Written request:
Below are records; please write out exactly the lines from the first line through the line containing "from bokeh.resources import INLINE", with no pictures.

Records from a collection
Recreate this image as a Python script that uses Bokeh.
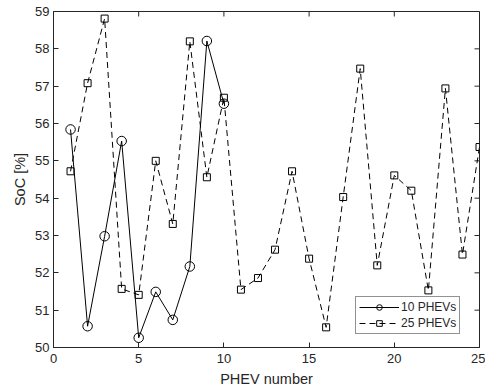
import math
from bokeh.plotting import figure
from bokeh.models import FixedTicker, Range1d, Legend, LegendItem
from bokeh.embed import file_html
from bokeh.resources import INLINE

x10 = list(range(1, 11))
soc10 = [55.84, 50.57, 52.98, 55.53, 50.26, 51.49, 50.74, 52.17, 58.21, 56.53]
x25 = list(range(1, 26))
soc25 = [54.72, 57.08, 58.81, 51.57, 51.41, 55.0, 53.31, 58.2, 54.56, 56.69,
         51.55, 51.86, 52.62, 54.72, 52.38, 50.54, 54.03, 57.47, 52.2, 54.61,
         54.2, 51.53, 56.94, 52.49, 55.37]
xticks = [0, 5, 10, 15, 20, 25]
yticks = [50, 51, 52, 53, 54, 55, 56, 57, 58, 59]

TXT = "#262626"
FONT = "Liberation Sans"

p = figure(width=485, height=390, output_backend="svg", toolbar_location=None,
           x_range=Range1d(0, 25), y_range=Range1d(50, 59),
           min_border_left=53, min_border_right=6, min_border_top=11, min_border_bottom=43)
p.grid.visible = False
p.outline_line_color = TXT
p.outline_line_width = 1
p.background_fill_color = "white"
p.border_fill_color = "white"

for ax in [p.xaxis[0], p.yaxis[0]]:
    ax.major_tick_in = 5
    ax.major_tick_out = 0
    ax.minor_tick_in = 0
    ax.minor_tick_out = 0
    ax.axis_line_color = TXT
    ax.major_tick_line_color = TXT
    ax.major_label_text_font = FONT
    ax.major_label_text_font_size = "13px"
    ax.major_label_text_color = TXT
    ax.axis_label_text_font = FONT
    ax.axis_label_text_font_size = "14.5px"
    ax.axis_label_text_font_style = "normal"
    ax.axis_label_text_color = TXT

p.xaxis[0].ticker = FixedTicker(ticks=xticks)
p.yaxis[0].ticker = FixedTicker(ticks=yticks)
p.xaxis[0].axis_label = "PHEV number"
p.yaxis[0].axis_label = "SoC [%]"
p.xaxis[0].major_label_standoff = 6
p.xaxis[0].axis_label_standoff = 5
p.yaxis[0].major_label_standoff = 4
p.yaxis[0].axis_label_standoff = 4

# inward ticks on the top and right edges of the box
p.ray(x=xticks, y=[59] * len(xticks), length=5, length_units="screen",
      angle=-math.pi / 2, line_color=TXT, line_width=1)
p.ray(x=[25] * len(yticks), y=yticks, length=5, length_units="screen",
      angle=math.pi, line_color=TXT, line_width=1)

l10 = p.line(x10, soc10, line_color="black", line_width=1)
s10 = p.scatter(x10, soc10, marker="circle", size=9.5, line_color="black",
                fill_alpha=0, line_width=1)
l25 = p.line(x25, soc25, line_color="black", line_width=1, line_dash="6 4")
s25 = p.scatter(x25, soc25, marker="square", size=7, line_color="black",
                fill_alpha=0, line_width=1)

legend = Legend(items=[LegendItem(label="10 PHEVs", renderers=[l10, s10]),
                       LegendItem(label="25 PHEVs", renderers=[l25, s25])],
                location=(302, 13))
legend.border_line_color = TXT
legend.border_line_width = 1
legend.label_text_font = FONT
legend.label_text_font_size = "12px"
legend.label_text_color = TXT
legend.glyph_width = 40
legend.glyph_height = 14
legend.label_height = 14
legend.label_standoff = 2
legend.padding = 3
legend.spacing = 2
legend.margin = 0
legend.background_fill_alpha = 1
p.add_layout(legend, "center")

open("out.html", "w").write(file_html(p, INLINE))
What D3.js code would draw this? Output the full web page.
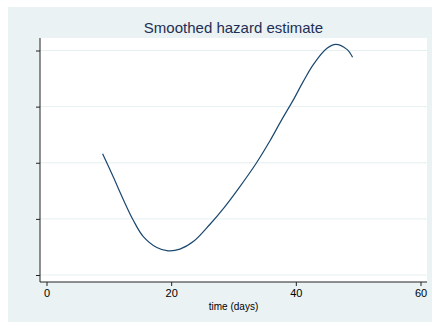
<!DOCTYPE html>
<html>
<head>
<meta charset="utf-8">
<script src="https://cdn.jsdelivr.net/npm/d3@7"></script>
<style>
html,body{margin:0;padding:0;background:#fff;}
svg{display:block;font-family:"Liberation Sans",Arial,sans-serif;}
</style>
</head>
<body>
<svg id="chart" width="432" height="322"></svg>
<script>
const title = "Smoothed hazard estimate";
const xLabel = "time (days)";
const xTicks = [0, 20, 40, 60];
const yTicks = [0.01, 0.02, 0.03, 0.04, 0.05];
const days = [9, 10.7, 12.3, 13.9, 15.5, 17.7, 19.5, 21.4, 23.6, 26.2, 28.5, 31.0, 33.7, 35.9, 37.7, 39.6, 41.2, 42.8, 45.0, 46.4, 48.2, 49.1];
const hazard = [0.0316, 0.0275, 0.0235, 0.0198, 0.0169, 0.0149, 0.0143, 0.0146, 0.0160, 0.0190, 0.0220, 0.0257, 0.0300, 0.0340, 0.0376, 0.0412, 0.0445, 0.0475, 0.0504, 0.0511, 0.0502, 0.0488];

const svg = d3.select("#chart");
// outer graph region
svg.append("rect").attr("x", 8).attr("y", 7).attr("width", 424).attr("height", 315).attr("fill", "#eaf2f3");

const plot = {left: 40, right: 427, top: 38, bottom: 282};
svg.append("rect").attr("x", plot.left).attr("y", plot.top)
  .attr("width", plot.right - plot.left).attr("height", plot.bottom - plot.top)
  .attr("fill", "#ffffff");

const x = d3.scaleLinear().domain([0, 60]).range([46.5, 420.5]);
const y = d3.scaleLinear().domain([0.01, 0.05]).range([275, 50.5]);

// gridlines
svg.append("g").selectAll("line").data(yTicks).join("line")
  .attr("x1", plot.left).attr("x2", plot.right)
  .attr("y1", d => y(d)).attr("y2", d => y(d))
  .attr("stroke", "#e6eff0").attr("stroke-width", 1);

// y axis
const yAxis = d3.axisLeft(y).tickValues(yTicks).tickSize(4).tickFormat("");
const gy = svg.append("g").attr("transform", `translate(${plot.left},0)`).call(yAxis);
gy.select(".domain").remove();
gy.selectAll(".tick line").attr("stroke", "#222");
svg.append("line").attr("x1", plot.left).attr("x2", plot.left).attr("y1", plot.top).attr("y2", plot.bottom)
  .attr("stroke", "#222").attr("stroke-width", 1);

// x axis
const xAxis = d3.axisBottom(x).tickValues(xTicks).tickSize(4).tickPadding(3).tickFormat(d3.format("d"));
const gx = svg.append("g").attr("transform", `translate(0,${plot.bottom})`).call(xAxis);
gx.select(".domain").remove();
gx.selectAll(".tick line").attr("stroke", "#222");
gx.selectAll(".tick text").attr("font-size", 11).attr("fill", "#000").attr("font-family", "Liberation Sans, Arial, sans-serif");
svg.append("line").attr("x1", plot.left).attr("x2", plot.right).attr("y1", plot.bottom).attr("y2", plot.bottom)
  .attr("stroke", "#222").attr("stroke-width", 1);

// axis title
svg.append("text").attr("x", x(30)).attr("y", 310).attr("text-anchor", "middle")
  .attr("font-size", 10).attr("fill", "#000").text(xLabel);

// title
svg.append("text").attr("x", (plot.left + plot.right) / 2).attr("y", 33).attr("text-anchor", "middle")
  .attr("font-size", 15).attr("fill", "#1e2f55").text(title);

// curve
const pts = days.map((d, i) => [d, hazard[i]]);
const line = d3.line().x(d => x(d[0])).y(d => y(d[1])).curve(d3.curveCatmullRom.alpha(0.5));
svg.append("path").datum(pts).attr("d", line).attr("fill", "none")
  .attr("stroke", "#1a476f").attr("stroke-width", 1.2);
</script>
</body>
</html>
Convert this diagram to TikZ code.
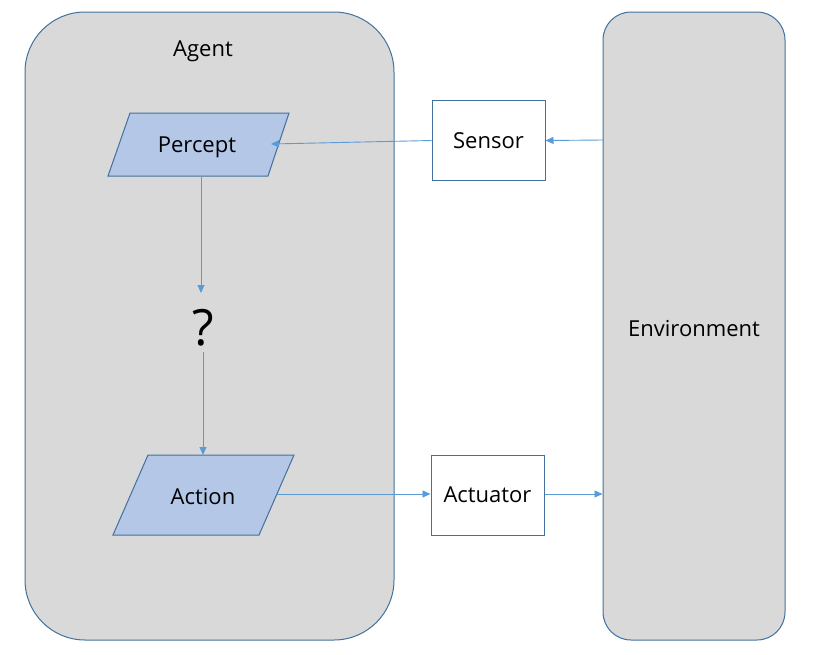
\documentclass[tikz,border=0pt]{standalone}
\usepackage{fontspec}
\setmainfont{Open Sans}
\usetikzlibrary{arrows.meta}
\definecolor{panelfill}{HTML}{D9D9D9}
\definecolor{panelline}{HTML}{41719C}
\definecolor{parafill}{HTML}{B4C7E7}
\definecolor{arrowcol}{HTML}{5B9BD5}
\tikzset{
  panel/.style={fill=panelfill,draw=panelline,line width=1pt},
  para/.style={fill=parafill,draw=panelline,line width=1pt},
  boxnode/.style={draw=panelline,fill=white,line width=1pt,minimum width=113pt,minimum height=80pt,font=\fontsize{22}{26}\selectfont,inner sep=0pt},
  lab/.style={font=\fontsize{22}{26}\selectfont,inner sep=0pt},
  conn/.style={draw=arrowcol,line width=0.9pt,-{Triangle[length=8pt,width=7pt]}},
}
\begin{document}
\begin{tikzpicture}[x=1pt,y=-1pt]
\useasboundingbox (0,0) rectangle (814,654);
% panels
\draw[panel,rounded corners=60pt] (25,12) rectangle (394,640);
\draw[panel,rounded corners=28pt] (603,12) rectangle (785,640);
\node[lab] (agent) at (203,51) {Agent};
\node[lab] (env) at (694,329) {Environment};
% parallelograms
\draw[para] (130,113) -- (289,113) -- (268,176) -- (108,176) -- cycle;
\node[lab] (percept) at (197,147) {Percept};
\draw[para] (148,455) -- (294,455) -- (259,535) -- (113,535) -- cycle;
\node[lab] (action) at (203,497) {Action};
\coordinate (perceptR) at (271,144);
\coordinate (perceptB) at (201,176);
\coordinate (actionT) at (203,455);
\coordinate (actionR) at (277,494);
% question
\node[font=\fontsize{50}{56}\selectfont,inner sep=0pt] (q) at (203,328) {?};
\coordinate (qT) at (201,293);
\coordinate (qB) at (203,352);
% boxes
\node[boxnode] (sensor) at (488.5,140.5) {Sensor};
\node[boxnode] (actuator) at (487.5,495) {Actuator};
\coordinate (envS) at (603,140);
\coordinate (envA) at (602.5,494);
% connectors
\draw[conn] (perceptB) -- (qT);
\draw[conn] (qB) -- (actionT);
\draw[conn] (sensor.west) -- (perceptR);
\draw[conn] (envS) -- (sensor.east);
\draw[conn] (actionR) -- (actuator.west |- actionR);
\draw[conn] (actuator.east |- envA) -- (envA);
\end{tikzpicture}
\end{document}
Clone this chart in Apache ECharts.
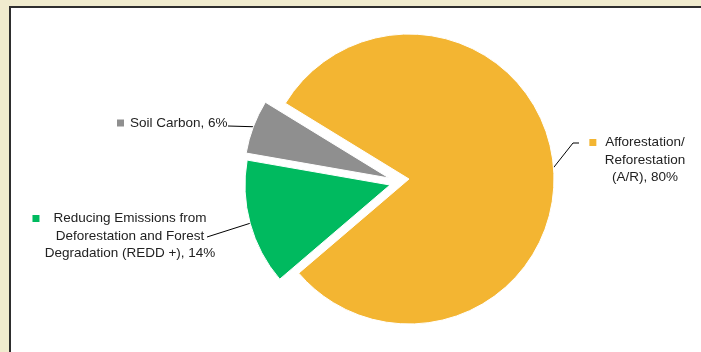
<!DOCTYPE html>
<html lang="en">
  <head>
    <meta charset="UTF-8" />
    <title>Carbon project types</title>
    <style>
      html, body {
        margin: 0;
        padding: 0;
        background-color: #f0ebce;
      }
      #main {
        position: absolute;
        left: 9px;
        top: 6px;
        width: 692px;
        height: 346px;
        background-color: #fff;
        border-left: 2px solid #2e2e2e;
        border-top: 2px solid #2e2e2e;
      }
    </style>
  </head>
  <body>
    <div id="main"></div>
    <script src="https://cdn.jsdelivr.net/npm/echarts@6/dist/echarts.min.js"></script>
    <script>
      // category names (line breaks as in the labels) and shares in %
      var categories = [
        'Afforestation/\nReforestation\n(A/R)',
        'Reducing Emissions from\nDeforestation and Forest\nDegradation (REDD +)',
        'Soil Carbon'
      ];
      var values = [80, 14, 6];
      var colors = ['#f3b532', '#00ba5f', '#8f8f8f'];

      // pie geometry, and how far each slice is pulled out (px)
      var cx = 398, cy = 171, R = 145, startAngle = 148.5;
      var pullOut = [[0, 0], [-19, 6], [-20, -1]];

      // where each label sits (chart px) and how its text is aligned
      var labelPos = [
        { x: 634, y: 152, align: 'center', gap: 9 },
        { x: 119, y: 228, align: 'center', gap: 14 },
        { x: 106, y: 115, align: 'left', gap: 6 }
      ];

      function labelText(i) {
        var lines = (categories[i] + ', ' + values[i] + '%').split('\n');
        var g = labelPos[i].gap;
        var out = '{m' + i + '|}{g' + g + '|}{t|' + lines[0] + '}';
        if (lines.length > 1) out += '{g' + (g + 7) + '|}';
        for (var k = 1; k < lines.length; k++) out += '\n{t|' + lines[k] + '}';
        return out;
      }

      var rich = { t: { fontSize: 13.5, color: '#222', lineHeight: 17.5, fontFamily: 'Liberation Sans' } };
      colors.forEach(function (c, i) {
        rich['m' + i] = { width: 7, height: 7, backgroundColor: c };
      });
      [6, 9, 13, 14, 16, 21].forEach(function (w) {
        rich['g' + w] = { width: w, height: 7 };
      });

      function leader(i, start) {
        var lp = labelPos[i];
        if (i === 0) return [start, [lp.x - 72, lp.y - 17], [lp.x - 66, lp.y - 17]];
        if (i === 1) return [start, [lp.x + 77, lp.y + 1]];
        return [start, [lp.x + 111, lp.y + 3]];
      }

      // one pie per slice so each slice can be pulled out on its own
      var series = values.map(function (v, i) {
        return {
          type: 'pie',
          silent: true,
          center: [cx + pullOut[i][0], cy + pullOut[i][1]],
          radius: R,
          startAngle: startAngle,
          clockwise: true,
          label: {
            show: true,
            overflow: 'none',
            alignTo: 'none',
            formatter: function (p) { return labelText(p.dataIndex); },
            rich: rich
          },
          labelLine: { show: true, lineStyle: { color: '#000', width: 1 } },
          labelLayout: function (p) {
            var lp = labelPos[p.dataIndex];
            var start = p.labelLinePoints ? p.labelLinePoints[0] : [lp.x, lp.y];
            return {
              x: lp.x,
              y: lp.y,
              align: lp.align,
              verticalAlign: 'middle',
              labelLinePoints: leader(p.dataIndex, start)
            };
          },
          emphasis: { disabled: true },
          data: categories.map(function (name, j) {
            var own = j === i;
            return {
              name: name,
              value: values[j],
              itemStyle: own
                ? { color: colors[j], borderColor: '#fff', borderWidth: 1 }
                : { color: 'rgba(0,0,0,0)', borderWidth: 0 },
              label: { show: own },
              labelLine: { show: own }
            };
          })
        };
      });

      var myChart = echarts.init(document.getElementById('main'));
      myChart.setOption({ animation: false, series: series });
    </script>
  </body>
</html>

Output of the exercise:
Recreate this image as a Python script that uses Bokeh.
import math
from bokeh.plotting import figure
from bokeh.models import FixedTicker, Range1d, Legend, LegendItem
from bokeh.embed import file_html
from bokeh.resources import INLINE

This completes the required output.